2. Lease-Back (Sale and Lease Back)
Definition: Beim Lease-Back verkauft ein Unternehmen ein Asset (z. B. Immobilien, Maschinen) an einen Investor und least es sofort zurück, um es weiter zu nutzen. Dies setzt Liquidität frei und optimiert die Bilanz (Gabler Wirtschaftslexikon).
- Entstehung: Seit den 1980er Jahren populär, besonders in Deutschland und der Schweiz, um stille Reserven zu heben.
- Beispiel: Ein Unternehmen verkauft sein Bürogebäude für 1 Mio. € und least es für 15 Jahre zurück, zahlt aber monatlich 10.000 € Leasingrate.
- Risiken:
- Langfristige Kosten: Leasingraten können teurer sein als Eigentum.
- Abhängigkeit: Verlust der Kontrolle über das Asset; Insolvenz des Leasinggebers gefährdet Nutzung.
- Steuerliche Risiken: Falsche Strukturierung kann zu Nachzahlungen führen.
- Kritik: Als „unsauber“ kritisiert, da es Bilanzen künstlich verbessert, ohne Wertschöpfung.

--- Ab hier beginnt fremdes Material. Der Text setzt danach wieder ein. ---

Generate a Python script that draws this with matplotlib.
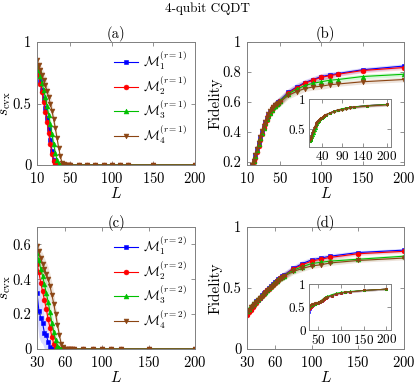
import matplotlib
matplotlib.use("Agg")
import matplotlib.pyplot as plt

plt.rcParams['font.family'] = 'serif'
plt.rcParams['font.serif'] = ['cmr10', 'DejaVu Serif']
plt.rcParams['mathtext.fontset'] = 'cm'
plt.rcParams['axes.formatter.use_mathtext'] = True

# ---------------- data ----------------
L_a = [10, 12, 14, 16, 18, 20, 22, 24, 26, 28, 30, 32, 34, 36, 38, 40, 42, 44, 46, 48, 50,
       60, 70, 80, 90, 100, 110, 120, 150, 200]
s_a1 = [0.80, 0.74, 0.68, 0.61, 0.54, 0.46, 0.38, 0.29, 0.20, 0.11, 0.04, 0.01, 0, 0, 0, 0, 0, 0, 0, 0, 0,
        0, 0, 0, 0, 0, 0, 0, 0, 0]
s_a2 = [0.80, 0.73, 0.66, 0.59, 0.51, 0.43, 0.35, 0.26, 0.17, 0.09, 0.03, 0.005, 0, 0, 0, 0, 0, 0, 0, 0, 0,
        0, 0, 0, 0, 0, 0, 0, 0, 0]
s_a3 = [0.82, 0.77, 0.72, 0.67, 0.61, 0.55, 0.48, 0.41, 0.33, 0.25, 0.17, 0.10, 0.04, 0.01, 0, 0, 0, 0, 0, 0, 0,
        0, 0, 0, 0, 0, 0, 0, 0, 0]
s_a4 = [0.85, 0.81, 0.77, 0.73, 0.69, 0.65, 0.60, 0.55, 0.50, 0.44, 0.37, 0.30, 0.22, 0.14, 0.07, 0.02, 0.005, 0, 0, 0, 0,
        0, 0, 0, 0, 0, 0, 0, 0, 0]
band_a = [0.03, 0.04, 0.05, 0.06, 0.07, 0.07, 0.07, 0.07, 0.07, 0.06, 0.05, 0.04, 0.03, 0.02, 0.01, 0.005, 0, 0, 0, 0, 0,
          0, 0, 0, 0, 0, 0, 0, 0, 0]

L_b = [16, 18, 20, 22, 24, 26, 28, 30, 32, 34, 36, 38, 40, 42, 44, 46, 48, 50,
       60, 70, 80, 90, 100, 110, 120, 150, 200]
f_b1 = [0.18, 0.21, 0.25, 0.29, 0.33, 0.37, 0.40, 0.435, 0.465, 0.49, 0.515, 0.535, 0.555, 0.57, 0.58, 0.59, 0.60, 0.61,
        0.665, 0.70, 0.73, 0.75, 0.77, 0.78, 0.79, 0.815, 0.84]
f_b2 = [0.17, 0.20, 0.23, 0.27, 0.31, 0.35, 0.39, 0.425, 0.455, 0.48, 0.505, 0.525, 0.545, 0.565, 0.575, 0.585, 0.595, 0.605,
        0.66, 0.695, 0.725, 0.745, 0.765, 0.775, 0.785, 0.81, 0.83]
f_b3 = [0.18, 0.21, 0.24, 0.28, 0.32, 0.36, 0.395, 0.43, 0.46, 0.485, 0.51, 0.53, 0.55, 0.565, 0.575, 0.585, 0.595, 0.605,
        0.655, 0.685, 0.71, 0.725, 0.735, 0.745, 0.75, 0.77, 0.785]
f_b4 = [0.18, 0.21, 0.25, 0.29, 0.33, 0.37, 0.405, 0.44, 0.47, 0.495, 0.52, 0.54, 0.555, 0.57, 0.58, 0.59, 0.595, 0.60,
        0.645, 0.67, 0.69, 0.70, 0.705, 0.715, 0.72, 0.735, 0.75]
band_b = [0.02, 0.02, 0.025, 0.025, 0.03, 0.03, 0.03, 0.03, 0.03, 0.03, 0.03, 0.03, 0.03, 0.03, 0.03, 0.03, 0.03, 0.03,
          0.025, 0.025, 0.02, 0.02, 0.02, 0.02, 0.015, 0.015, 0.015]

# inset of (b)
fi_b1 = [0.30, 0.33, 0.37, 0.41, 0.45, 0.49, 0.53, 0.56, 0.59, 0.61, 0.63, 0.65, 0.66, 0.67, 0.68, 0.69, 0.70, 0.71, 0.72, 0.73, 0.74,
         0.77, 0.80, 0.82, 0.83, 0.85, 0.86, 0.87, 0.89, 0.91]
fi_b2 = [0.30, 0.32, 0.35, 0.39, 0.43, 0.47, 0.51, 0.55, 0.58, 0.60, 0.62, 0.64, 0.66, 0.67, 0.68, 0.69, 0.70, 0.71, 0.72, 0.73, 0.74,
         0.77, 0.80, 0.82, 0.83, 0.85, 0.86, 0.87, 0.89, 0.91]
fi_b3 = [0.30, 0.32, 0.34, 0.37, 0.40, 0.44, 0.48, 0.52, 0.56, 0.59, 0.62, 0.64, 0.66, 0.67, 0.68, 0.69, 0.70, 0.71, 0.72, 0.73, 0.74,
         0.77, 0.80, 0.82, 0.84, 0.85, 0.86, 0.87, 0.89, 0.91]
fi_b4 = [0.31, 0.35, 0.39, 0.43, 0.47, 0.51, 0.54, 0.57, 0.60, 0.62, 0.64, 0.65, 0.66, 0.67, 0.68, 0.69, 0.70, 0.71, 0.72, 0.73, 0.74,
         0.77, 0.79, 0.81, 0.82, 0.84, 0.85, 0.86, 0.88, 0.90]

L_c = [30, 32, 34, 36, 38, 40, 42, 44, 46, 48, 50, 52, 54, 56, 58, 60, 62, 64, 66, 68, 70,
       80, 90, 100, 110, 120, 150, 200]
s_c1 = [0.32, 0.22, 0.18, 0.15, 0.09, 0.08, 0.04, 0.01, 0, 0, 0, 0, 0, 0, 0, 0, 0, 0, 0, 0, 0,
        0, 0, 0, 0, 0, 0, 0]
s_c2 = [0.49, 0.44, 0.38, 0.33, 0.28, 0.23, 0.17, 0.12, 0.07, 0.03, 0.01, 0, 0, 0, 0, 0, 0, 0, 0, 0, 0,
        0, 0, 0, 0, 0, 0, 0]
s_c3 = [0.55, 0.51, 0.46, 0.42, 0.37, 0.32, 0.27, 0.21, 0.15, 0.10, 0.05, 0.02, 0.005, 0, 0, 0, 0, 0, 0, 0, 0,
        0, 0, 0, 0, 0, 0, 0]
s_c4 = [0.59, 0.56, 0.52, 0.49, 0.46, 0.43, 0.40, 0.36, 0.31, 0.26, 0.20, 0.14, 0.08, 0.03, 0.01, 0, 0, 0, 0, 0, 0,
        0, 0, 0, 0, 0, 0, 0]
band_c1 = [0.15, 0.15, 0.14, 0.12, 0.09, 0.08, 0.05, 0.02, 0, 0, 0, 0, 0, 0, 0, 0, 0, 0, 0, 0, 0,
           0, 0, 0, 0, 0, 0, 0]
band_c = [0.03, 0.04, 0.05, 0.06, 0.06, 0.07, 0.07, 0.07, 0.07, 0.06, 0.05, 0.04, 0.03, 0.02, 0.01, 0.005, 0, 0, 0, 0, 0,
          0, 0, 0, 0, 0, 0, 0]

f_d1 = [0.29, 0.31, 0.33, 0.35, 0.37, 0.39, 0.405, 0.42, 0.44, 0.455, 0.47, 0.485, 0.50, 0.515, 0.53, 0.545, 0.56, 0.57, 0.585, 0.595, 0.605,
        0.66, 0.70, 0.73, 0.745, 0.76, 0.79, 0.81]
f_d2 = [0.28, 0.30, 0.32, 0.34, 0.36, 0.38, 0.40, 0.415, 0.435, 0.45, 0.465, 0.48, 0.495, 0.51, 0.525, 0.54, 0.555, 0.565, 0.58, 0.59, 0.60,
        0.655, 0.69, 0.72, 0.735, 0.75, 0.78, 0.80]
f_d3 = [0.31, 0.33, 0.35, 0.365, 0.38, 0.395, 0.41, 0.425, 0.44, 0.455, 0.47, 0.485, 0.50, 0.515, 0.53, 0.545, 0.555, 0.57, 0.58, 0.59, 0.60,
        0.645, 0.675, 0.70, 0.71, 0.72, 0.735, 0.76]
f_d4 = [0.30, 0.32, 0.34, 0.355, 0.37, 0.385, 0.40, 0.415, 0.43, 0.445, 0.46, 0.475, 0.49, 0.505, 0.52, 0.535, 0.55, 0.56, 0.575, 0.585, 0.595,
        0.635, 0.66, 0.68, 0.69, 0.705, 0.725, 0.745]
band_d = [0.03, 0.03, 0.03, 0.03, 0.03, 0.03, 0.03, 0.03, 0.03, 0.03, 0.03, 0.03, 0.03, 0.03, 0.03, 0.03, 0.03, 0.03, 0.03, 0.03, 0.03,
          0.025, 0.025, 0.02, 0.02, 0.02, 0.015, 0.015]

# inset of (d)
fi_d1 = [0.40, 0.45, 0.49, 0.52, 0.54, 0.555, 0.565, 0.575, 0.58, 0.585, 0.59, 0.60, 0.61, 0.62, 0.635, 0.65, 0.665, 0.68, 0.69, 0.70, 0.71,
         0.75, 0.78, 0.80, 0.82, 0.83, 0.86, 0.89]
fi_d2 = [0.45, 0.48, 0.51, 0.53, 0.545, 0.555, 0.565, 0.575, 0.58, 0.585, 0.59, 0.60, 0.61, 0.62, 0.635, 0.65, 0.665, 0.68, 0.69, 0.70, 0.71,
         0.75, 0.78, 0.80, 0.82, 0.83, 0.86, 0.89]
fi_d3 = [0.50, 0.52, 0.54, 0.55, 0.56, 0.565, 0.57, 0.575, 0.58, 0.59, 0.60, 0.61, 0.625, 0.64, 0.655, 0.67, 0.685, 0.70, 0.71, 0.72, 0.73,
         0.77, 0.80, 0.82, 0.83, 0.84, 0.86, 0.89]
fi_d4 = [0.50, 0.53, 0.55, 0.56, 0.565, 0.57, 0.575, 0.58, 0.585, 0.59, 0.595, 0.60, 0.61, 0.62, 0.635, 0.65, 0.665, 0.68, 0.69, 0.70, 0.71,
         0.75, 0.78, 0.80, 0.82, 0.83, 0.86, 0.89]

colors = ['#0000ff', '#ff0000', '#00c000', '#8b4513']
markers = ['s', 'o', '^', 'v']
edge = '#808080'


def style(ax, xlim, ylim, xticks, yticks, fs=10.5):
    ax.set_xlim(*xlim)
    ax.set_ylim(*ylim)
    ax.set_xticks(xticks)
    ax.set_yticks(yticks)
    ax.tick_params(direction='in', top=True, right=True, length=3, width=0.6,
                   color=edge, labelsize=fs)
    ax.tick_params(axis='x', pad=4.5)
    ax.tick_params(axis='y', pad=4)
    for sp in ax.spines.values():
        sp.set_color(edge)
        sp.set_linewidth(0.7)


def draw(ax, x, ys, bands, ms=3.5, lw=0.8):
    lines = []
    for i, y in enumerate(ys):
        b = bands[i]
        lo = [max(v - w, 0) for v, w in zip(y, b)]
        hi = [v + w for v, w in zip(y, b)]
        ax.fill_between(x, lo, hi, color=colors[i], alpha=0.15, lw=0)
        ln, = ax.plot(x, y, color=colors[i], marker=markers[i], ms=ms, lw=lw,
                      markeredgewidth=0.4)
        lines.append(ln)
    return lines


def add_legend(ax, lines, r):
    ax.legend(lines, [r'$\mathcal{M}_%d^{(r=%d)}$' % (k, r) for k in range(1, 5)],
              loc='upper right', frameon=False, fontsize=9.5, handlelength=1.8,
              labelspacing=0.15, borderaxespad=0.2, handletextpad=0.4)


fig = plt.figure(figsize=(4.15, 3.84), dpi=100)
fig.text(0.5, 0.978, '4-qubit CQDT', ha='center', va='center', fontsize=9.5)

# (a)
ax = fig.add_axes([0.0892, 0.5703, 0.3807, 0.3203])
lines = draw(ax, L_a, [s_a1, s_a2, s_a3, s_a4], [band_a, band_a, band_a, band_a])
style(ax, (10, 200), (0, 1), [10, 50, 100, 150, 200], [0, 0.5, 1])
ax.tick_params(axis='x', pad=4)
ax.set_yticklabels(['0', '0.5', '1'])
ax.set_title('(a)', fontsize=10.5, pad=3)
ax.set_xlabel('$L$', fontsize=11, labelpad=0)
ax.set_ylabel(r'$s_{\rm cvx}$', fontsize=11, labelpad=0)
add_legend(ax, lines, 1)

# (b)
ax = fig.add_axes([0.5952, 0.5703, 0.3783, 0.3203])
draw(ax, L_b, [f_b1, f_b2, f_b3, f_b4], [band_b] * 4)
style(ax, (10, 200), (0.18, 1), [10, 50, 100, 150, 200], [0.2, 0.4, 0.6, 0.8, 1])
ax.tick_params(axis='x', pad=4)
ax.set_yticklabels(['0.2', '0.4', '0.6', '0.8', '1'])
ax.set_title('(b)', fontsize=10.5, pad=3)
ax.set_xlabel('$L$', fontsize=11, labelpad=0)
ax.set_ylabel('Fidelity', fontsize=11, labelpad=0)

ax = fig.add_axes([0.7446, 0.6172, 0.1976, 0.125])
draw(ax, L_a, [fi_b1, fi_b2, fi_b3, fi_b4], [[0.02] * len(L_a)] * 4, ms=1.8, lw=0.6)
style(ax, (8, 210), (0.2, 1), [40, 90, 140, 200], [0.5, 1], fs=9.5)
ax.tick_params(axis='both', pad=2.5)
ax.set_yticklabels(['0.5', '1'])

# (c)
ax = fig.add_axes([0.0892, 0.0911, 0.3807, 0.318])
lines = draw(ax, L_c, [s_c1, s_c2, s_c3, s_c4], [band_c1, band_c, band_c, band_c])
style(ax, (30, 200), (0, 0.7), [30, 60, 100, 150, 200], [0, 0.2, 0.4, 0.6])
ax.set_yticklabels(['0', '0.2', '0.4', '0.6'])
ax.set_title('(c)', fontsize=10.5, pad=0)
ax.set_xlabel('$L$', fontsize=11, labelpad=0)
ax.set_ylabel(r'$s_{\rm cvx}$', fontsize=11, labelpad=0)
add_legend(ax, lines, 2)

# (d)
ax = fig.add_axes([0.5952, 0.0911, 0.3783, 0.318])
draw(ax, L_c, [f_d1, f_d2, f_d3, f_d4], [band_d] * 4)
style(ax, (30, 200), (0, 1), [30, 60, 100, 150, 200], [0, 0.5, 1])
ax.set_yticklabels(['0', '0.5', '1'])
ax.set_title('(d)', fontsize=10.5, pad=0)
ax.set_xlabel('$L$', fontsize=11, labelpad=0)
ax.set_ylabel('Fidelity', fontsize=11, labelpad=0)

ax = fig.add_axes([0.7446, 0.1406, 0.1976, 0.1198])
draw(ax, L_c, [fi_d1, fi_d2, fi_d3, fi_d4], [[0.02] * len(L_c)] * 4, ms=1.8, lw=0.6)
style(ax, (30, 210), (0, 1), [50, 100, 150, 200], [0, 0.5, 1], fs=9.5)
ax.tick_params(axis='both', pad=2.5)
ax.set_yticklabels(['0', '0.5', '1'])

fig.savefig('out.png', dpi=100)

In Krisen (z. B. 2008) führte es zu Liquiditätsproblemen bei hohen Leasingraten.
- Vorteile: Schnelle Liquidität, verbesserte Eigenkapitalquote, keine Bankkredite nötig.
3. Leerverkäufe (Short Selling)
Definition: Leerverkäufe sind Wetten auf fallende Kurse. Ein Investor leiht Aktien, verkauft sie und kauft sie später günstiger zurück, um die Differenz als Gewinn zu behalten (Börse.de).
- Entstehung: Seit dem 17. Jahrhundert, populär in den USA. Temporär verboten in Krisen (z. B. 2008).
- Beispiel: Du leihst 100 Aktien von Unternehmen X zu 50 € (5.000 €), verkaufst sie und kaufst sie bei 40 € zurück (4.000 €). Gewinn: 1.000 € (minus Gebühren).
- Risiken:
- Unbegrenzte Verluste: Steigt der Kurs auf 100 €, verlierst du 5.000 €.
- Short-Squeeze: Massiver Kursanstieg (z. B. GameStop 2021: +1.500 %) führt zu hohen Verlusten.
- Marktrisiken: Lieferausfälle bei geliehenen Aktien.
- Kritik: Als „unsauber“ gesehen, da es Kurse manipulieren und Unternehmen schädigen kann (FAZ). Ethische Bedenken: Wetten auf Untergang anderer.
- Vorteile: Fördert Markteffizienz, ermöglicht Absicherung.
4. Derivate
Definition: Derivate sind Finanzinstrumente, deren Wert von einem Basiswert (z. B. Aktien, Währungen) abhängt. Arten: Optionen, Futures, Swaps (Finanzfluss).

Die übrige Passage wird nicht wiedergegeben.